Additionally, third-party chip manufacturing companies don't work for free -- they typically generate significant gross profit margins on the chips that they sell to their customers. A company that builds its own chips effectively gets to keep those margins to itself. 

However, a company that relies on itself for chip manufacturing also faces substantial execution risk. If a company both designs and manufactures its own chips, then issues on the manufacturing side of the house can lead to severe issues for the chip design part of the company. 

This risk factor is playing out in front of our very eyes with the issues that Intel has been facing in bringing its 10-nanometer technology into production. Allow me to explain. 
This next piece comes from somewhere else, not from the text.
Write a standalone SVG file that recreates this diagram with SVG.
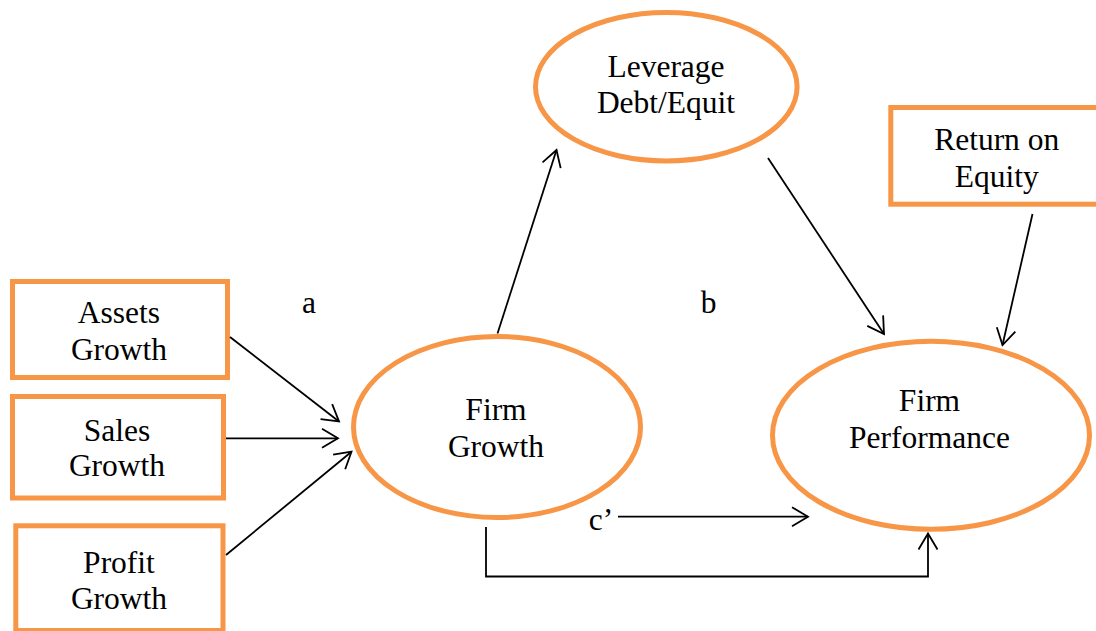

A fabless company can go elsewhere; Intel cannot

A fabless semiconductor company generally has the option of working with multiple potential chip manufacturing partners on a given product. It does cost more for a fabless semiconductor company to build versions of its chips for two entirely different manufacturing technologies, but such a move substantially reduces the risk to its own business. 

Indeed, suppose that a fabless semiconductor company -- Company A -- is working with two chip manufacturing companies (Company X and Company Y) but it becomes clear at some point in the middle of the product development cycle that Company X just isn't meeting its goals. Say, its manufacturing yield isn't improving at the expected rate, or the performance of the manufacturing technology just isn't where it needs to be to support Company A's product. 

Then, Company A can still get its product out on time by indicating to Company Y that it will be shifting most, if not all, of its orders to it and then Company Y can adjust its planned manufacturing capacity plans to accommodate the shift in orders. Company X can continue working to get its technology in order in the hopes of capturing some of Company A's orders, but in this case Company A won't suffer a delay or setback as a result of Company X's failure -- only Company X and its shareholders suffer. 

With Intel, it's different. Intel's product teams develop their main product lines exclusively to be built using Intel manufacturing technology in Intel's factories. In recent years, Intel's manufacturing group simply hasn't delivered its manufacturing technologies on time. This has led to substantial product delays as well as the last-minute insertions of stop-gap products on older manufacturing technologies that were far less competitive than the originally planned products on more advanced manufacturing technologies were. 

And, in many cases, those originally planned products were outright canceled.

This has all had the effect of weakening Intel's competitive positioning in the markets that it participates in. 

A cloud of uncertainty

Right now, Intel is facing what is arguably the most intense competitive environment that its business has seen in many years. Its fabless semiconductor peers continue to improve their execution and are going aggressively after Intel's core markets, and those fabless semiconductor companies are backed by several large, well-funded, and highly competent chip manufacturing companies. 

Against this backdrop, Intel's chip manufacturing division is executing poorly. The company's 10-nanometer technology, which was originally supposed to be ready for production by the end of 2015, still hasn't gone into mass production, and it looks as though the first high-volume products built using Intel's 10-nanometer technology -- processors intended for laptop computers -- aren't going to go into production until very late in 2018 or early in 2019. 

An Intel desktop processor.

Image source: Intel.

Given that laptop processors tend to be relatively simple compared to data center processors, the issues that Intel is facing with its 10-nanometer technology could make it difficult for Intel to launch processors for its important data center business using this technology until, perhaps, the second half of 2019. 

The situation doesn't look good right now, and Intel's apparent opacity in sharing its 10-nanometer product introduction plans with investors only makes it worse. 

Perhaps this situation will force Intel to reconsider owning and operating its own chip manufacturing plants and will become the next big chip manufacturer to ultimately become a fabless semiconductor company.